## Directions
Omit every picture and return the rest of the data unaltered.

## Data excerpt
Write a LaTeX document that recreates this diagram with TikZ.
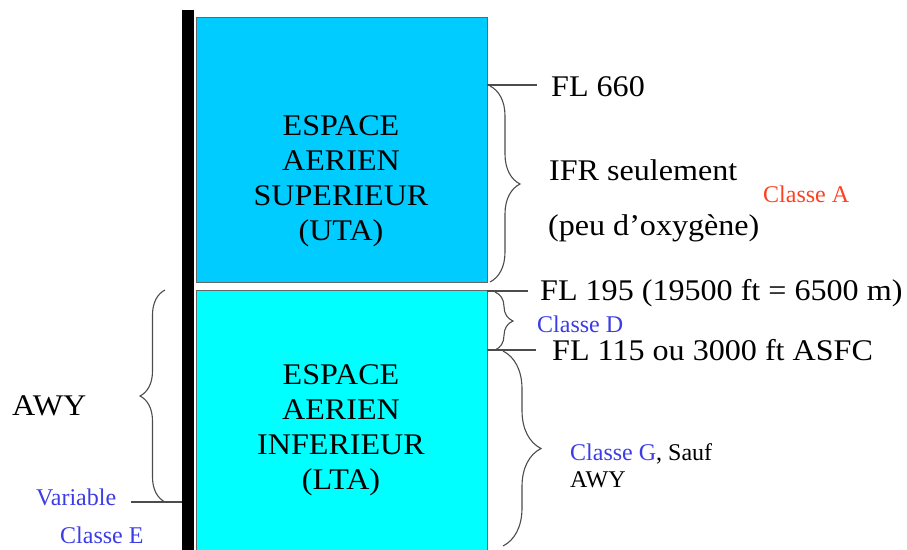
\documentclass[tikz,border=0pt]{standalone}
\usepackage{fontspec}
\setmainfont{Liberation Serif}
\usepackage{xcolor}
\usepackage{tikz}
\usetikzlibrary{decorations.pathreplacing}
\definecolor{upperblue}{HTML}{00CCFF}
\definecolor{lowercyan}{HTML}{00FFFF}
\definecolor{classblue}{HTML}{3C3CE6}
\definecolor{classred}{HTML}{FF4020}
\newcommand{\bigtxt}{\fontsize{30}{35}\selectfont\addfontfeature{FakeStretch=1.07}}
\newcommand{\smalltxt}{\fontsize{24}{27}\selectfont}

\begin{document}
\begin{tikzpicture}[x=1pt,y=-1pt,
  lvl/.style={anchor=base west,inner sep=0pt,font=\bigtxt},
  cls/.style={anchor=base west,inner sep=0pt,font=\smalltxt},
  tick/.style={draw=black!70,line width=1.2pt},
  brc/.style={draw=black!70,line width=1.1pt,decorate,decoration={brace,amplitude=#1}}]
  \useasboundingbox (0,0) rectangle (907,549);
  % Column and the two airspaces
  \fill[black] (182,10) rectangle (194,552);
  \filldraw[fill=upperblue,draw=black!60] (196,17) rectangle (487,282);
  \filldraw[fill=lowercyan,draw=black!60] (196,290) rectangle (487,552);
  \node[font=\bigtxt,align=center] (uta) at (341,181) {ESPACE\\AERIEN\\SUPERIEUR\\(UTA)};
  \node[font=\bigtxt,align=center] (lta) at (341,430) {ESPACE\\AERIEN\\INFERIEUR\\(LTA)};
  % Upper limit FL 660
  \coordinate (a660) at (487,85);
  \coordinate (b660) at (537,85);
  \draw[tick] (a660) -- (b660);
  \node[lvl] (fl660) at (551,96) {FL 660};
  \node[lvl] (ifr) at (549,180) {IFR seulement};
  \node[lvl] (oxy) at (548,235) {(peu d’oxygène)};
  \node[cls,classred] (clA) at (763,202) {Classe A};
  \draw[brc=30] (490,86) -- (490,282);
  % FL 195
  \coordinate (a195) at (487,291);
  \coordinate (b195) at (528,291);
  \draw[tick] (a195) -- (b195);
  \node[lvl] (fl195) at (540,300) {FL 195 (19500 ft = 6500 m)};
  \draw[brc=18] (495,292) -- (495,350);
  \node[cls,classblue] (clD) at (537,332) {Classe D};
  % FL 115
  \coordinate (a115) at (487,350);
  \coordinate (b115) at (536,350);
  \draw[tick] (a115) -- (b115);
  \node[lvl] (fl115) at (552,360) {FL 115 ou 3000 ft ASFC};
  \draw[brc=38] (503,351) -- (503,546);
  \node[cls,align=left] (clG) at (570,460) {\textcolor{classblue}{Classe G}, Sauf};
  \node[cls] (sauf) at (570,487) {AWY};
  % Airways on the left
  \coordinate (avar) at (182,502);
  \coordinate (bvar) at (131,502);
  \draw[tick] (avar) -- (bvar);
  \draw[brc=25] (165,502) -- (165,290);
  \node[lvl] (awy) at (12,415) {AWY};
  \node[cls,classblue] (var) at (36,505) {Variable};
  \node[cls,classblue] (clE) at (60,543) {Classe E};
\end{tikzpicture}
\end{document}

## Finished answer
Write a LaTeX document that recreates this diagram with TikZ.
\documentclass[tikz,border=0pt]{standalone}
\usepackage{fontspec}
\setmainfont{Liberation Serif}
\usepackage{xcolor}
\usepackage{tikz}
\usetikzlibrary{decorations.pathreplacing}
\definecolor{upperblue}{HTML}{00CCFF}
\definecolor{lowercyan}{HTML}{00FFFF}
\definecolor{classblue}{HTML}{3C3CE6}
\definecolor{classred}{HTML}{FF4020}
\newcommand{\bigtxt}{\fontsize{30}{35}\selectfont\addfontfeature{FakeStretch=1.07}}
\newcommand{\smalltxt}{\fontsize{24}{27}\selectfont}

\begin{document}
\begin{tikzpicture}[x=1pt,y=-1pt,
  lvl/.style={anchor=base west,inner sep=0pt,font=\bigtxt},
  cls/.style={anchor=base west,inner sep=0pt,font=\smalltxt},
  tick/.style={draw=black!70,line width=1.2pt},
  brc/.style={draw=black!70,line width=1.1pt,decorate,decoration={brace,amplitude=#1}}]
  \useasboundingbox (0,0) rectangle (907,549);
  % Column and the two airspaces
  \fill[black] (182,10) rectangle (194,552);
  \filldraw[fill=upperblue,draw=black!60] (196,17) rectangle (487,282);
  \filldraw[fill=lowercyan,draw=black!60] (196,290) rectangle (487,552);
  \node[font=\bigtxt,align=center] (uta) at (341,181) {ESPACE\\AERIEN\\SUPERIEUR\\(UTA)};
  \node[font=\bigtxt,align=center] (lta) at (341,430) {ESPACE\\AERIEN\\INFERIEUR\\(LTA)};
  % Upper limit FL 660
  \coordinate (a660) at (487,85);
  \coordinate (b660) at (537,85);
  \draw[tick] (a660) -- (b660);
  \node[lvl] (fl660) at (551,96) {FL 660};
  \node[lvl] (ifr) at (549,180) {IFR seulement};
  \node[lvl] (oxy) at (548,235) {(peu d’oxygène)};
  \node[cls,classred] (clA) at (763,202) {Classe A};
  \draw[brc=30] (490,86) -- (490,282);
  % FL 195
  \coordinate (a195) at (487,291);
  \coordinate (b195) at (528,291);
  \draw[tick] (a195) -- (b195);
  \node[lvl] (fl195) at (540,300) {FL 195 (19500 ft = 6500 m)};
  \draw[brc=18] (495,292) -- (495,350);
  \node[cls,classblue] (clD) at (537,332) {Classe D};
  % FL 115
  \coordinate (a115) at (487,350);
  \coordinate (b115) at (536,350);
  \draw[tick] (a115) -- (b115);
  \node[lvl] (fl115) at (552,360) {FL 115 ou 3000 ft ASFC};
  \draw[brc=38] (503,351) -- (503,546);
  \node[cls,align=left] (clG) at (570,460) {\textcolor{classblue}{Classe G}, Sauf};
  \node[cls] (sauf) at (570,487) {AWY};
  % Airways on the left
  \coordinate (avar) at (182,502);
  \coordinate (bvar) at (131,502);
  \draw[tick] (avar) -- (bvar);
  \draw[brc=25] (165,502) -- (165,290);
  \node[lvl] (awy) at (12,415) {AWY};
  \node[cls,classblue] (var) at (36,505) {Variable};
  \node[cls,classblue] (clE) at (60,543) {Classe E};
\end{tikzpicture}
\end{document}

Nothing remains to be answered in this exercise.